Data segment |

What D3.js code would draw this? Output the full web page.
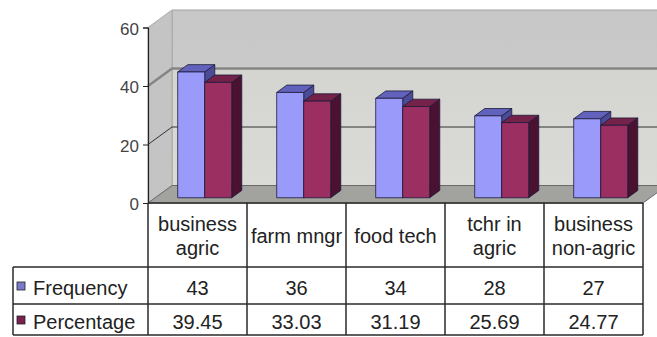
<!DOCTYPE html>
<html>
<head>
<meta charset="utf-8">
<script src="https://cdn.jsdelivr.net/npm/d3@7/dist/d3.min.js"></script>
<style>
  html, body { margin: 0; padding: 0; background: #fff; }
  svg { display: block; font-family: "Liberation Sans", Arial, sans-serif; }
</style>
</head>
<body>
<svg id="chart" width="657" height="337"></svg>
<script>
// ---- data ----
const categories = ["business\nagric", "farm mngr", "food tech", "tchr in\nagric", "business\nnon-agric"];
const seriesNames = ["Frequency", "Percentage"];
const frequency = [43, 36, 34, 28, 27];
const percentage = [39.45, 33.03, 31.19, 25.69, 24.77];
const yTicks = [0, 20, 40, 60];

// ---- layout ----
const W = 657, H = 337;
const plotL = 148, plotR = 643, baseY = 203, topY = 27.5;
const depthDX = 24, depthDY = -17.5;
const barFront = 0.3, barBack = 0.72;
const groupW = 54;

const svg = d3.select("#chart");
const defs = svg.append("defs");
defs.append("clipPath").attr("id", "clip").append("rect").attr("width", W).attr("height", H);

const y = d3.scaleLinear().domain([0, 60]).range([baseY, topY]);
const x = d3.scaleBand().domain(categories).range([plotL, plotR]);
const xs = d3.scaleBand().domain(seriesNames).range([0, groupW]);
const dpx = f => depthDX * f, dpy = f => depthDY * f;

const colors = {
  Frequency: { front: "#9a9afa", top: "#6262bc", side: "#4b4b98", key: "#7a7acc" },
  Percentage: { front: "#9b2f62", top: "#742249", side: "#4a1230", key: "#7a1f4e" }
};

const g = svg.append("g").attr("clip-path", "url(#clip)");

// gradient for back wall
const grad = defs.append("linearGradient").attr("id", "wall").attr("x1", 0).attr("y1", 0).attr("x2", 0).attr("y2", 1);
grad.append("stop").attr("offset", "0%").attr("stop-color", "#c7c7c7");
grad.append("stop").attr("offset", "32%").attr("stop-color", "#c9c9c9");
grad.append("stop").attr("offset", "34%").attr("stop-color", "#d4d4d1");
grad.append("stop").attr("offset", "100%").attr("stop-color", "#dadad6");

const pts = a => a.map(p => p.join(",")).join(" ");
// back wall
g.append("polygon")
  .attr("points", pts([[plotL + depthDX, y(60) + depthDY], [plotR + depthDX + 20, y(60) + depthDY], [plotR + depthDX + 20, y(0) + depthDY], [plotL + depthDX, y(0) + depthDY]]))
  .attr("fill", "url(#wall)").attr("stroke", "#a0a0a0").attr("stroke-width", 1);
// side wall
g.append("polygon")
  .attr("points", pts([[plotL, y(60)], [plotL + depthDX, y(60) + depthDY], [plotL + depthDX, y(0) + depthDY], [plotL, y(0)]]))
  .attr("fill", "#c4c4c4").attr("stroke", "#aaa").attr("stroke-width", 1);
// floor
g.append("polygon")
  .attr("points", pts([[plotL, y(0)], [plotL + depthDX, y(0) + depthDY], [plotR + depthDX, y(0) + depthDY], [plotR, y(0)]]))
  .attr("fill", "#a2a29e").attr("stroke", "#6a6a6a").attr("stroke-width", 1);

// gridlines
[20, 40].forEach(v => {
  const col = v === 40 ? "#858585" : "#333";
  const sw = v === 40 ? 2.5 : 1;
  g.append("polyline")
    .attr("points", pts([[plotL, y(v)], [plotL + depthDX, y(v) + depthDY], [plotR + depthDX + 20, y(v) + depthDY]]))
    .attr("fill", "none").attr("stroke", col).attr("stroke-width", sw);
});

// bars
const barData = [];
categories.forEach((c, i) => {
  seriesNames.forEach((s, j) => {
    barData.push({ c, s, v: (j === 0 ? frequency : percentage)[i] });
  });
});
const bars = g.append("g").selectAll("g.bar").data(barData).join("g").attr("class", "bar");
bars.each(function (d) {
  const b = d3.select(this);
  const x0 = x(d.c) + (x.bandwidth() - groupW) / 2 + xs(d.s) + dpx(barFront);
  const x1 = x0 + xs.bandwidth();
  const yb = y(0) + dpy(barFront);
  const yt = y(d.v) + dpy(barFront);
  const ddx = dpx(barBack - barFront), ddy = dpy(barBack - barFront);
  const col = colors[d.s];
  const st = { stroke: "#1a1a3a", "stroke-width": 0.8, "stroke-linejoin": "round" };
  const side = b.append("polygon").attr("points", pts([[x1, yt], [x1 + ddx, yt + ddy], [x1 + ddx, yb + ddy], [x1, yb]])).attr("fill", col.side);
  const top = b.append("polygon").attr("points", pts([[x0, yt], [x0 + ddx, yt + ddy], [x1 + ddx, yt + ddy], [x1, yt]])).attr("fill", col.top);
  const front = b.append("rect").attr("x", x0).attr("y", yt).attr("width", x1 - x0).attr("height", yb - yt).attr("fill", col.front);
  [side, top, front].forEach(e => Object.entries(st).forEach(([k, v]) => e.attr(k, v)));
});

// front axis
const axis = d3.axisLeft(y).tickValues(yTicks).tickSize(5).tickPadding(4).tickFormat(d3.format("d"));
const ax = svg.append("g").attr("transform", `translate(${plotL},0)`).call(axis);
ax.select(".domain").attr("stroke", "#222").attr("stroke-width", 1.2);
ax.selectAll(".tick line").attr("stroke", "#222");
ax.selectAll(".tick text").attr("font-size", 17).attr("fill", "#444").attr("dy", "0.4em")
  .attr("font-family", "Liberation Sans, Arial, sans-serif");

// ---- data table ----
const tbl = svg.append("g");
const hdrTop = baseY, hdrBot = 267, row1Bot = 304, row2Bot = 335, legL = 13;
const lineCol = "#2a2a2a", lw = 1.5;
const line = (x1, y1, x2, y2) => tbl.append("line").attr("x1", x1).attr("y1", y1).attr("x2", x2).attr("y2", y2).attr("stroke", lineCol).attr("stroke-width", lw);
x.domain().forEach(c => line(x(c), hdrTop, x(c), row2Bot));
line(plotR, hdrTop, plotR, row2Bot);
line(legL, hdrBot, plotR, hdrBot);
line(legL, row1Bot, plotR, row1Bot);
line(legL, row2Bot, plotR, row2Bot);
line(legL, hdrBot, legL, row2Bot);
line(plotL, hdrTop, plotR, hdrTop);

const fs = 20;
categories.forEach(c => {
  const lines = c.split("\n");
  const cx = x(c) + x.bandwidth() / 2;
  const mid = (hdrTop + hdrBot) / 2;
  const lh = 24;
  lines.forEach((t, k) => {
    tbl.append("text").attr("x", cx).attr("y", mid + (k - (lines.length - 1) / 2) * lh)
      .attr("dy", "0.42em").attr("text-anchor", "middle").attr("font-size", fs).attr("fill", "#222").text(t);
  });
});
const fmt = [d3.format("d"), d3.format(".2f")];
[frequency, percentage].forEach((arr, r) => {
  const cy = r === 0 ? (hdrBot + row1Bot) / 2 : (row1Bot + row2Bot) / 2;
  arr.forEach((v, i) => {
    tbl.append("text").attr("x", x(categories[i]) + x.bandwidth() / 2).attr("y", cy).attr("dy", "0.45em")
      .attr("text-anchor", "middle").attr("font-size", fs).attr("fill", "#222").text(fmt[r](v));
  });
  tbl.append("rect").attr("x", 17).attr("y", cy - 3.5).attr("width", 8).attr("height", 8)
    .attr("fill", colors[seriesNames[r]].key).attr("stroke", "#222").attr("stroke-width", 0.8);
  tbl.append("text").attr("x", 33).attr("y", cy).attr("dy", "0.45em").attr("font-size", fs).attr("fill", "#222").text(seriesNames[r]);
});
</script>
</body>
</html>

Short exercise |
All of the data above should be transcribed verbatim, with pictures omitted.

Reply |
What D3.js code would draw this? Output the full web page.
<!DOCTYPE html>
<html>
<head>
<meta charset="utf-8">
<script src="https://cdn.jsdelivr.net/npm/d3@7/dist/d3.min.js"></script>
<style>
  html, body { margin: 0; padding: 0; background: #fff; }
  svg { display: block; font-family: "Liberation Sans", Arial, sans-serif; }
</style>
</head>
<body>
<svg id="chart" width="657" height="337"></svg>
<script>
// ---- data ----
const categories = ["business\nagric", "farm mngr", "food tech", "tchr in\nagric", "business\nnon-agric"];
const seriesNames = ["Frequency", "Percentage"];
const frequency = [43, 36, 34, 28, 27];
const percentage = [39.45, 33.03, 31.19, 25.69, 24.77];
const yTicks = [0, 20, 40, 60];

// ---- layout ----
const W = 657, H = 337;
const plotL = 148, plotR = 643, baseY = 203, topY = 27.5;
const depthDX = 24, depthDY = -17.5;
const barFront = 0.3, barBack = 0.72;
const groupW = 54;

const svg = d3.select("#chart");
const defs = svg.append("defs");
defs.append("clipPath").attr("id", "clip").append("rect").attr("width", W).attr("height", H);

const y = d3.scaleLinear().domain([0, 60]).range([baseY, topY]);
const x = d3.scaleBand().domain(categories).range([plotL, plotR]);
const xs = d3.scaleBand().domain(seriesNames).range([0, groupW]);
const dpx = f => depthDX * f, dpy = f => depthDY * f;

const colors = {
  Frequency: { front: "#9a9afa", top: "#6262bc", side: "#4b4b98", key: "#7a7acc" },
  Percentage: { front: "#9b2f62", top: "#742249", side: "#4a1230", key: "#7a1f4e" }
};

const g = svg.append("g").attr("clip-path", "url(#clip)");

// gradient for back wall
const grad = defs.append("linearGradient").attr("id", "wall").attr("x1", 0).attr("y1", 0).attr("x2", 0).attr("y2", 1);
grad.append("stop").attr("offset", "0%").attr("stop-color", "#c7c7c7");
grad.append("stop").attr("offset", "32%").attr("stop-color", "#c9c9c9");
grad.append("stop").attr("offset", "34%").attr("stop-color", "#d4d4d1");
grad.append("stop").attr("offset", "100%").attr("stop-color", "#dadad6");

const pts = a => a.map(p => p.join(",")).join(" ");
// back wall
g.append("polygon")
  .attr("points", pts([[plotL + depthDX, y(60) + depthDY], [plotR + depthDX + 20, y(60) + depthDY], [plotR + depthDX + 20, y(0) + depthDY], [plotL + depthDX, y(0) + depthDY]]))
  .attr("fill", "url(#wall)").attr("stroke", "#a0a0a0").attr("stroke-width", 1);
// side wall
g.append("polygon")
  .attr("points", pts([[plotL, y(60)], [plotL + depthDX, y(60) + depthDY], [plotL + depthDX, y(0) + depthDY], [plotL, y(0)]]))
  .attr("fill", "#c4c4c4").attr("stroke", "#aaa").attr("stroke-width", 1);
// floor
g.append("polygon")
  .attr("points", pts([[plotL, y(0)], [plotL + depthDX, y(0) + depthDY], [plotR + depthDX, y(0) + depthDY], [plotR, y(0)]]))
  .attr("fill", "#a2a29e").attr("stroke", "#6a6a6a").attr("stroke-width", 1);

// gridlines
[20, 40].forEach(v => {
  const col = v === 40 ? "#858585" : "#333";
  const sw = v === 40 ? 2.5 : 1;
  g.append("polyline")
    .attr("points", pts([[plotL, y(v)], [plotL + depthDX, y(v) + depthDY], [plotR + depthDX + 20, y(v) + depthDY]]))
    .attr("fill", "none").attr("stroke", col).attr("stroke-width", sw);
});

// bars
const barData = [];
categories.forEach((c, i) => {
  seriesNames.forEach((s, j) => {
    barData.push({ c, s, v: (j === 0 ? frequency : percentage)[i] });
  });
});
const bars = g.append("g").selectAll("g.bar").data(barData).join("g").attr("class", "bar");
bars.each(function (d) {
  const b = d3.select(this);
  const x0 = x(d.c) + (x.bandwidth() - groupW) / 2 + xs(d.s) + dpx(barFront);
  const x1 = x0 + xs.bandwidth();
  const yb = y(0) + dpy(barFront);
  const yt = y(d.v) + dpy(barFront);
  const ddx = dpx(barBack - barFront), ddy = dpy(barBack - barFront);
  const col = colors[d.s];
  const st = { stroke: "#1a1a3a", "stroke-width": 0.8, "stroke-linejoin": "round" };
  const side = b.append("polygon").attr("points", pts([[x1, yt], [x1 + ddx, yt + ddy], [x1 + ddx, yb + ddy], [x1, yb]])).attr("fill", col.side);
  const top = b.append("polygon").attr("points", pts([[x0, yt], [x0 + ddx, yt + ddy], [x1 + ddx, yt + ddy], [x1, yt]])).attr("fill", col.top);
  const front = b.append("rect").attr("x", x0).attr("y", yt).attr("width", x1 - x0).attr("height", yb - yt).attr("fill", col.front);
  [side, top, front].forEach(e => Object.entries(st).forEach(([k, v]) => e.attr(k, v)));
});

// front axis
const axis = d3.axisLeft(y).tickValues(yTicks).tickSize(5).tickPadding(4).tickFormat(d3.format("d"));
const ax = svg.append("g").attr("transform", `translate(${plotL},0)`).call(axis);
ax.select(".domain").attr("stroke", "#222").attr("stroke-width", 1.2);
ax.selectAll(".tick line").attr("stroke", "#222");
ax.selectAll(".tick text").attr("font-size", 17).attr("fill", "#444").attr("dy", "0.4em")
  .attr("font-family", "Liberation Sans, Arial, sans-serif");

// ---- data table ----
const tbl = svg.append("g");
const hdrTop = baseY, hdrBot = 267, row1Bot = 304, row2Bot = 335, legL = 13;
const lineCol = "#2a2a2a", lw = 1.5;
const line = (x1, y1, x2, y2) => tbl.append("line").attr("x1", x1).attr("y1", y1).attr("x2", x2).attr("y2", y2).attr("stroke", lineCol).attr("stroke-width", lw);
x.domain().forEach(c => line(x(c), hdrTop, x(c), row2Bot));
line(plotR, hdrTop, plotR, row2Bot);
line(legL, hdrBot, plotR, hdrBot);
line(legL, row1Bot, plotR, row1Bot);
line(legL, row2Bot, plotR, row2Bot);
line(legL, hdrBot, legL, row2Bot);
line(plotL, hdrTop, plotR, hdrTop);

const fs = 20;
categories.forEach(c => {
  const lines = c.split("\n");
  const cx = x(c) + x.bandwidth() / 2;
  const mid = (hdrTop + hdrBot) / 2;
  const lh = 24;
  lines.forEach((t, k) => {
    tbl.append("text").attr("x", cx).attr("y", mid + (k - (lines.length - 1) / 2) * lh)
      .attr("dy", "0.42em").attr("text-anchor", "middle").attr("font-size", fs).attr("fill", "#222").text(t);
  });
});
const fmt = [d3.format("d"), d3.format(".2f")];
[frequency, percentage].forEach((arr, r) => {
  const cy = r === 0 ? (hdrBot + row1Bot) / 2 : (row1Bot + row2Bot) / 2;
  arr.forEach((v, i) => {
    tbl.append("text").attr("x", x(categories[i]) + x.bandwidth() / 2).attr("y", cy).attr("dy", "0.45em")
      .attr("text-anchor", "middle").attr("font-size", fs).attr("fill", "#222").text(fmt[r](v));
  });
  tbl.append("rect").attr("x", 17).attr("y", cy - 3.5).attr("width", 8).attr("height", 8)
    .attr("fill", colors[seriesNames[r]].key).attr("stroke", "#222").attr("stroke-width", 0.8);
  tbl.append("text").attr("x", 33).attr("y", cy).attr("dy", "0.45em").attr("font-size", fs).attr("fill", "#222").text(seriesNames[r]);
});
</script>
</body>
</html>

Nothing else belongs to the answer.